Писатель Виктор Топоров — о предложении Михаила Горбачева возобновить перестройку

Виктор Топоров. Фото Светланы Васиной

В январе 1996 года поспорил я на ящик шампанского с депутатом питерского закса, баллотировавшимся тогда на пост губернатора города. Депутат надеялся выиграть выборы, причем в первом же туре, а я утверждал, что он наберет менее одного процента голосов. Однако депутат набрал больше — аж 1,2%, и пари наше мы признали закончившимся без выявления победителя. И буквально в те же дни набрал 0,6% на всероссийских выборах президента Михаил Сергеевич Горбачев. Тоже утверждавший заранее (слышал собственными ушами на встрече Горбачева с творческой интеллигенцией Петербурга), что неангажированные социологические опросы сулят ему уверенную победу над Ельциным.

К первому и последнему президенту СССР я никогда не испытывал сильных чувств. Ни позитивных, ни — в отличие от десятков миллионов сограждан — негативных. К Ельцину, да, я десятилетиями испытывал стойкую неприязнь, а к Горбачеву относился когда равнодушно, когда с сочувствием. И вообще, главная наша беда на исходе ХХ века заключалась, по-моему, не в Горбачеве и даже не в Ельцине, а в том, что они правили страной один за другим (да еще эти два правления оказались частично наложены друг на друга). Менингит — тяжелое заболевание, холера — тем более; но когда менингит накладывается на холеру (или наоборот), такое способен вынести далеко не каждый. Наш общественный организм сдюжил — и на том, как говорится, слава богу, но лежали-то мы все 1990-е годы буквально при смерти.

На встрече с Горбачевым я с ним даже чокнулся стопкой демократического, но неплохого коньяка «Варцихи» (мысленно промолвив: «Надо же! Пью с отцом антиалкогольной кампании») и поцеловал руку Раисе Максимовне. И опять-таки тихо посочувствовал преисполненному маниловских мечтаний кандидату в президенты страны. Вот ведь и неплохой, наверняка, человек, подумалось мне, и совершенно определенно неглупый, но насколько неадекватный!.. Впрочем, о неадекватности Горбачева я много размышлял и раньше: человек из народа, но народ не знающий и не понимающий; глава государства, само это государство в одну пятилетку порушивший и потерявший; неутомимый говорун, умеющий и любящий говорить кругло, уклончиво и по большому счету бессмысленно; неистовый реформатор, каждая новая реформа которого оказывалась еще более нелепой, чем предыдущая...

С анекдотической антиалкогольной кампании началось, но ею, увы, не ограничилось. Чего стоил закон о кооперативах (вместо введения частной собственности), словно нарочно написанный так, чтобы аферисты из «Лютика», став «Ромашкой», благополучно избежали бы уголовной ответственности за содеянное. А обналичка безнала — похоронившая советский рубль и с двадцатилетним опережением предвосхитившая всемирный кризис деривативов. А роспуск Варшавского договора? А «подаренное» Западу — под устные гарантии — объединение Германии? А выборы руководителей предприятий?
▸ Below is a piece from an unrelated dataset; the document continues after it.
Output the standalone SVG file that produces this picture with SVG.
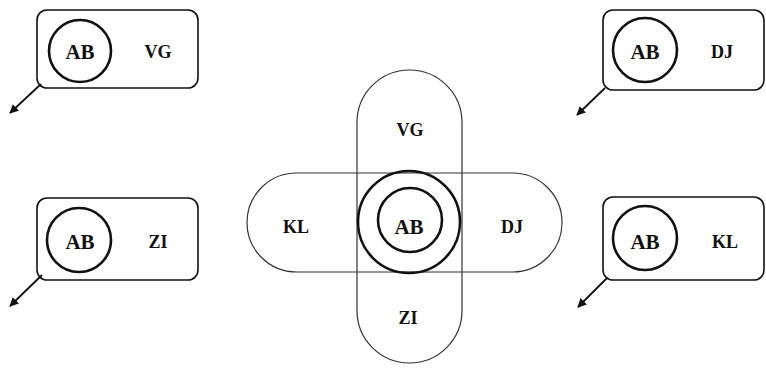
<svg xmlns="http://www.w3.org/2000/svg" width="766" height="376" viewBox="0 0 766 376">
<defs>
<style>
.box{fill:none;stroke:#111;stroke-width:1.6}
.ring{fill:none;stroke:#111;stroke-width:2.6}
.pill{fill:none;stroke:#333;stroke-width:1.2}
.t{font-family:"Liberation Serif",serif;font-weight:bold;fill:#111;text-anchor:middle;dominant-baseline:central}
.ab{font-size:21px}
.lb{font-size:18px}
.con{stroke:#111;stroke-width:1.8;fill:none}
</style>
<marker id="ah" viewBox="0 0 10 10" refX="9" refY="5" markerWidth="9" markerHeight="9" orient="auto" markerUnits="userSpaceOnUse">
<path d="M0,0 L10,5 L0,10 z" fill="#111"/>
</marker>
</defs>
<rect width="766" height="376" fill="#fff"/>
<g id="center">
<rect class="pill" x="357" y="70" width="105" height="293" rx="52.5" ry="52.5"/>
<rect class="pill" x="247" y="173" width="315" height="99" rx="49.5" ry="49.5"/>
<circle class="ring" cx="409" cy="222" r="51"/>
<circle class="ring" cx="410" cy="220" r="32"/>
<text class="t ab" x="409" y="227">AB</text>
<text class="t lb" x="410" y="130">VG</text>
<text class="t lb" x="296" y="227">KL</text>
<text class="t lb" x="512" y="227">DJ</text>
<text class="t lb" x="408" y="318">ZI</text>
</g>
<g id="box-vg">
<rect class="box" x="37" y="10" width="161" height="78" rx="10"/>
<circle class="ring" cx="80" cy="51" r="31"/>
<text class="t ab" x="80" y="52">AB</text>
<text class="t lb" x="158" y="52">VG</text>
</g>
<g id="box-dj">
<rect class="box" x="603" y="10" width="161" height="80" rx="10"/>
<circle class="ring" cx="645" cy="50" r="32"/>
<text class="t ab" x="645" y="52">AB</text>
<text class="t lb" x="722" y="52">DJ</text>
</g>
<g id="box-zi">
<rect class="box" x="37" y="198" width="161" height="82" rx="10"/>
<circle class="ring" cx="79" cy="240" r="32"/>
<text class="t ab" x="80" y="242">AB</text>
<text class="t lb" x="158" y="242">ZI</text>
</g>
<g id="box-kl">
<rect class="box" x="603" y="197" width="161" height="83" rx="10"/>
<circle class="ring" cx="645" cy="238" r="32"/>
<text class="t ab" x="645" y="242">AB</text>
<text class="t lb" x="725" y="242">KL</text>
</g>
<g id="connectors">
<line class="con" x1="41" y1="84" x2="10" y2="113" marker-end="url(#ah)"/>
<line class="con" x1="605" y1="88" x2="577" y2="115" marker-end="url(#ah)"/>
<line class="con" x1="42" y1="275" x2="10" y2="306" marker-end="url(#ah)"/>
<line class="con" x1="607" y1="278" x2="578" y2="307" marker-end="url(#ah)"/>
</g>
</svg>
Выдающийся мыслитель Александр Зиновьев первым обратил внимание на то, что слово «перестройка» в обратном переводе на древнегреческий означает «катастрофа», и саркастически назвал книгу о горбачевских годах правления «Катастройкой». И прелести катастройки ощутили все, кто жил в те годы. В том числе и сам Михаил Сергеевич, преданный (а подчас и проклятый) буквально всеми — от ближайших сподвижников и соратников до той самой творческой интеллигенции либерального окраса, которую он так любил, с которой так заигрывал и которая дружно переметнулась от него к Ельцину и держится за покойного «дедушку» до сих пор.

И вот 80-летний «минеральный Джо» (он же «генсОк»), лауреат Нобелевской премии мира, первый и последний президент СССР призвал к возобновлению перестройки. Или к началу новой перестройки — так сразу и не поймешь, что он, собственно, имеет в виду. «Что имею, то и введу», — говорится в малоприличном анекдоте. И это даже не возраст, потому что Горбачев всегда был таким... Михаил Сергеевич имеет в виду перестройку — и только ее, — и поддерживают эту идею наверняка все те же 0,6%, которые отдали ему свои голоса на президентских выборах 1996 года. И все это не столько смешно, сколько грустно.